Ora la Casa Bianca spiega che quelli che vengono raccolti sono i cosiddetti «metadata»: informazioni su origine, destinazione e durata delle conversazioni, non sui contenuti e sull’identità di chi parla al telefono. Ma si tratta comunque di controlli estesi potenzialmente a tutti. Ogni cittadino, protestano le organizzazioni per i diritti civili, scopre che il governo può sapere dove si trova e con chi sta parlando. Su Internet, poi, le possibilità di controllo estese a tutte le funzioni principali - scambio di mail, chat, videomessaggi, chiamate Skype - sono ancora più penetranti. Anche se qui Obama assicura che la sorveglianza riguarda solo comunicazioni con un interlocutore straniero.
Ma è chiaro che il continuo ingrossarsi del fiume dei controlli anche per l’effetto moltiplicatore di un progresso tecnologico che non viene in alcun modo governato e la pubblicazione di indiscrezioni che fanno sensazione, alimentano una deriva pericolosa.
Oggi Obama si sforza di spiegare che tutto questo è iniziato parecchi anni fa e che il programma è stato gestito col massimo di garanzie compatibili con la sua segretezza: l’azione della NSA, l’organo supremo dell’intelligence americana, è soggetta all’autorizzazione della magistratura e ai controlli del Congresso che è stato sempre informato di tutto. Sul piano istituzionale Obama ha le carte in regola, e infatti il Congresso non ha esitato a coprirgli le spalle confermando che, oltre al potere esecutivo, anche quello legislativo e quello giudiziario sono coinvolti ed esercitano la loro sorveglianza.
Eppure anche stavolta il Parlamento si divide, ma in un modo diverso: i leader democratici e repubblicani stanno con la Casa Bianca mentre, come è già avvenuto in altri casi che coinvolgono diritti civili, sono le due estreme - la sinistra liberal e la destra radicale e libertaria - a respingere, in nome del rispetto rigoroso delle garanzie costituzionali, ogni limitazione dei diritti dei cittadini ispirati a considerazioni pragmatiche.

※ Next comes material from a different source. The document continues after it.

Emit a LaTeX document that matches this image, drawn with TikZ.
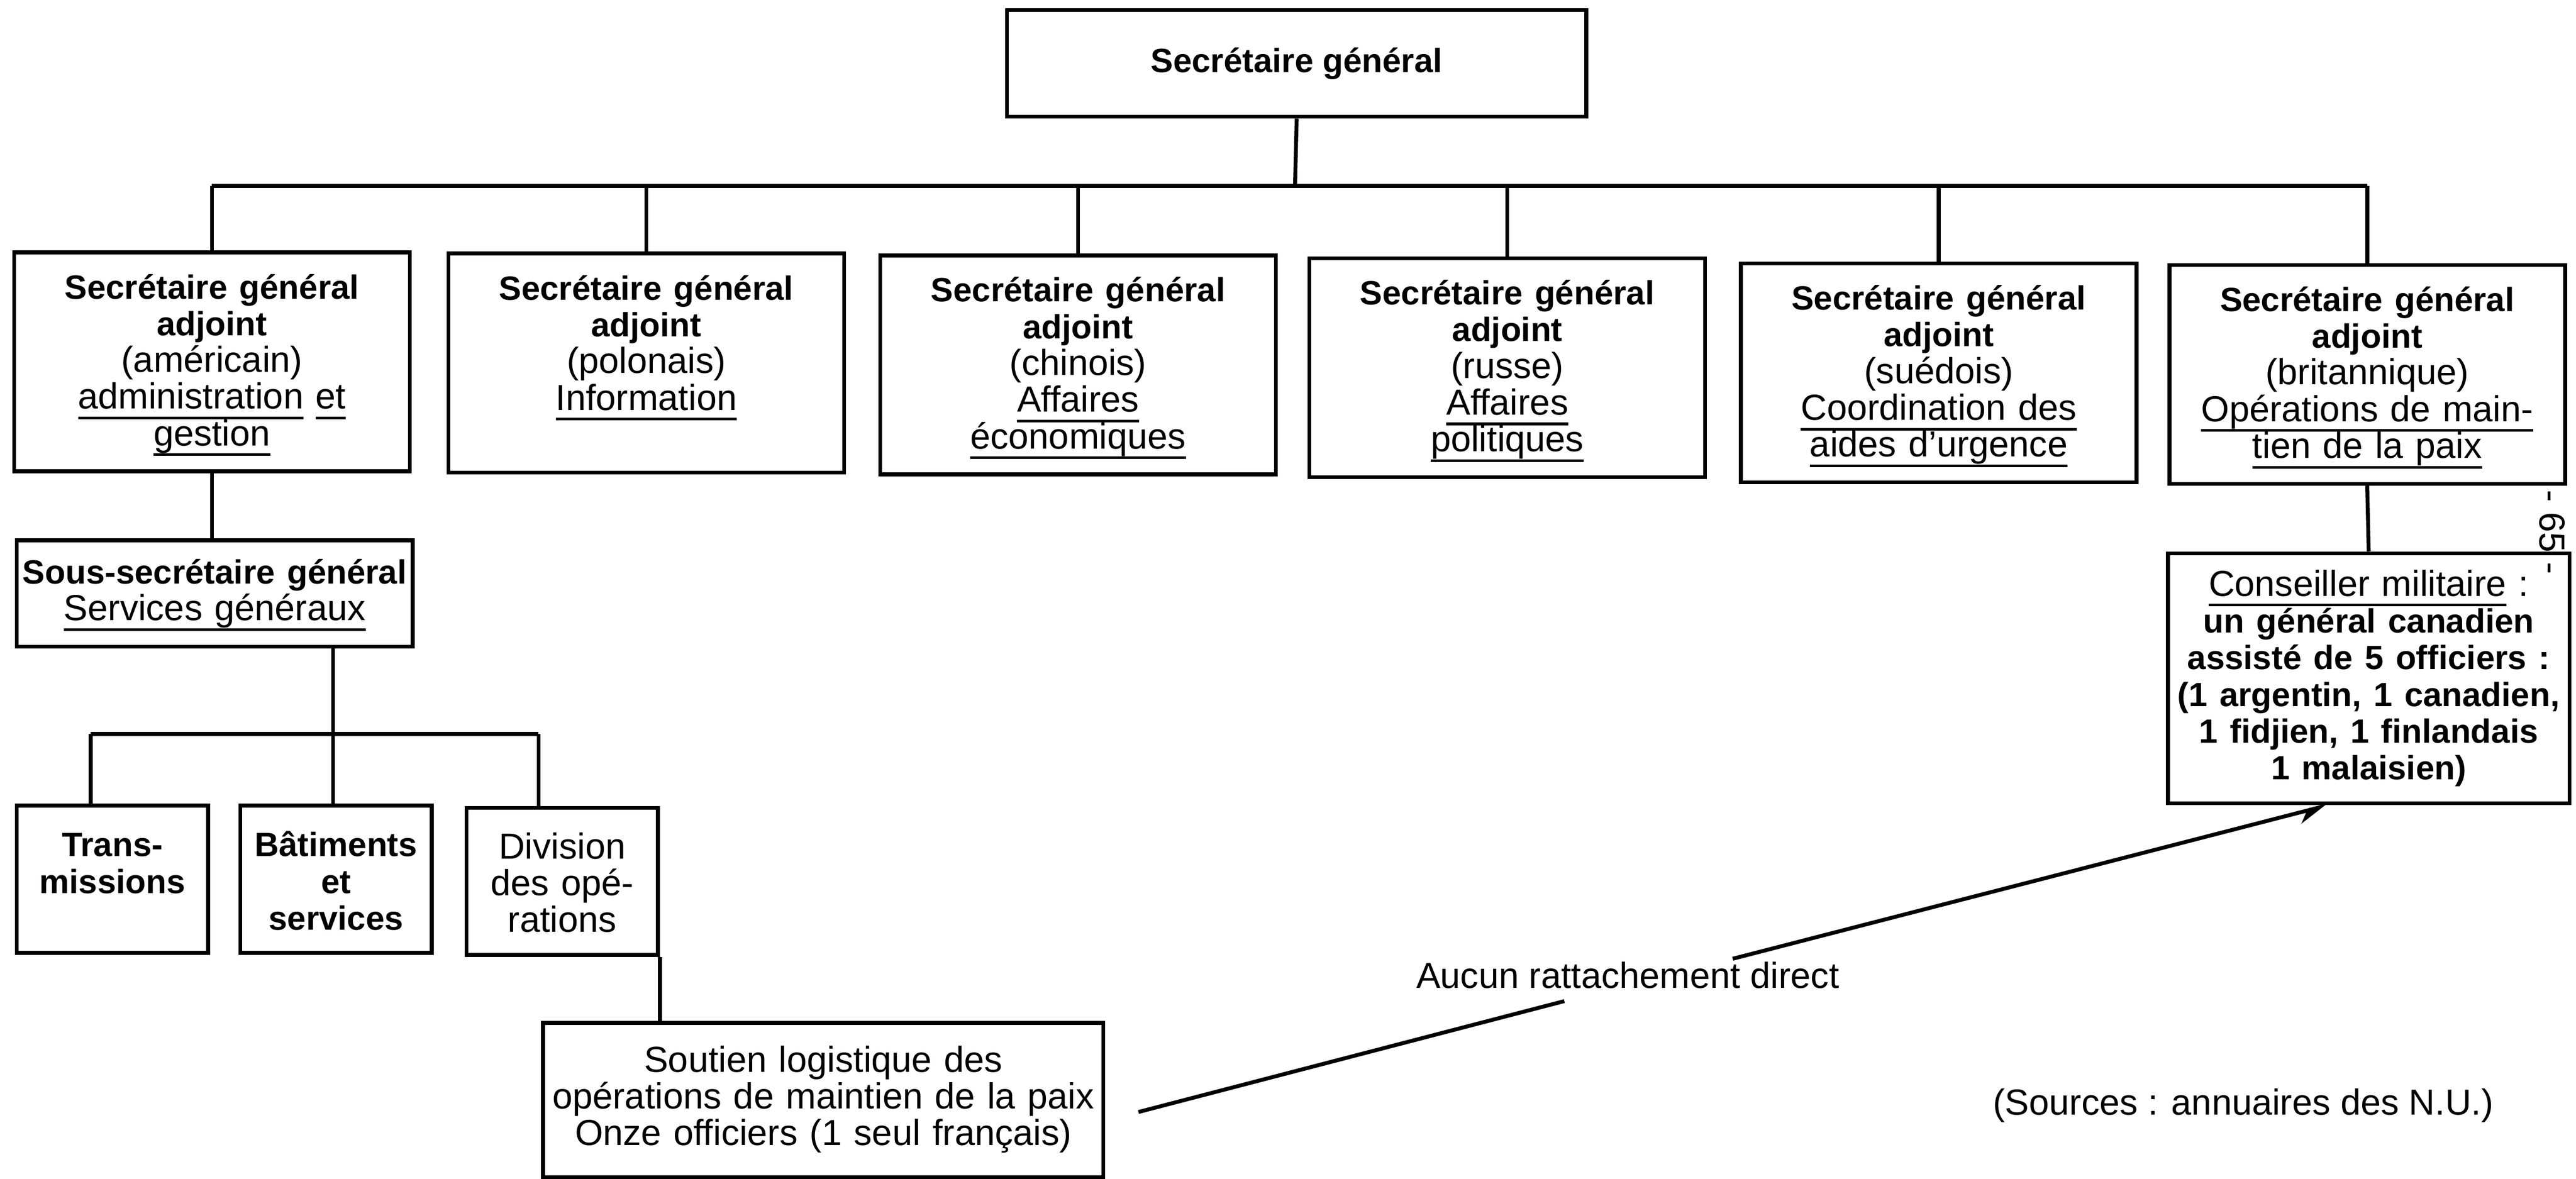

Obama, che ha l’anima del costituzionalista ma anche i galloni del capo supremo della forze di difesa, può legittimamente continuare a usare questi strumenti di controllo spiegando, come ha fatto ieri, che non è possibile proteggere i cittadini senza creare qualche fastidio, che non si può avere il 100% di sicurezza e il 100% di privacy. Ma l’America (secondo i sondaggi oggi più preoccupata per i diritti che per la sicurezza) accetterà uno spionaggio così penetrante in una fase che lo stesso presidente dichiara non più emergenziale?
E’ una riflessione che andrà fatta (e Obama ha stimolato il Congresso in questo senso) anche perché, come dimostra il recente scandalo dei controlli fiscali mirati sui Tea Party, abusi sono sempre possibili anche in un sistema di checks and balances efficace come quello americano.
Un’esigenza sicuramente sentita da un presidente che aveva fatto della trasparenza la sua bandiera fin dalla campagna elettorale del 2008 e che solo due settimane fa ha spiegato ai suoi concittadini i rischi di corruzione del tessuto democratico che derivano dal vivere in un clima di emergenza permanente.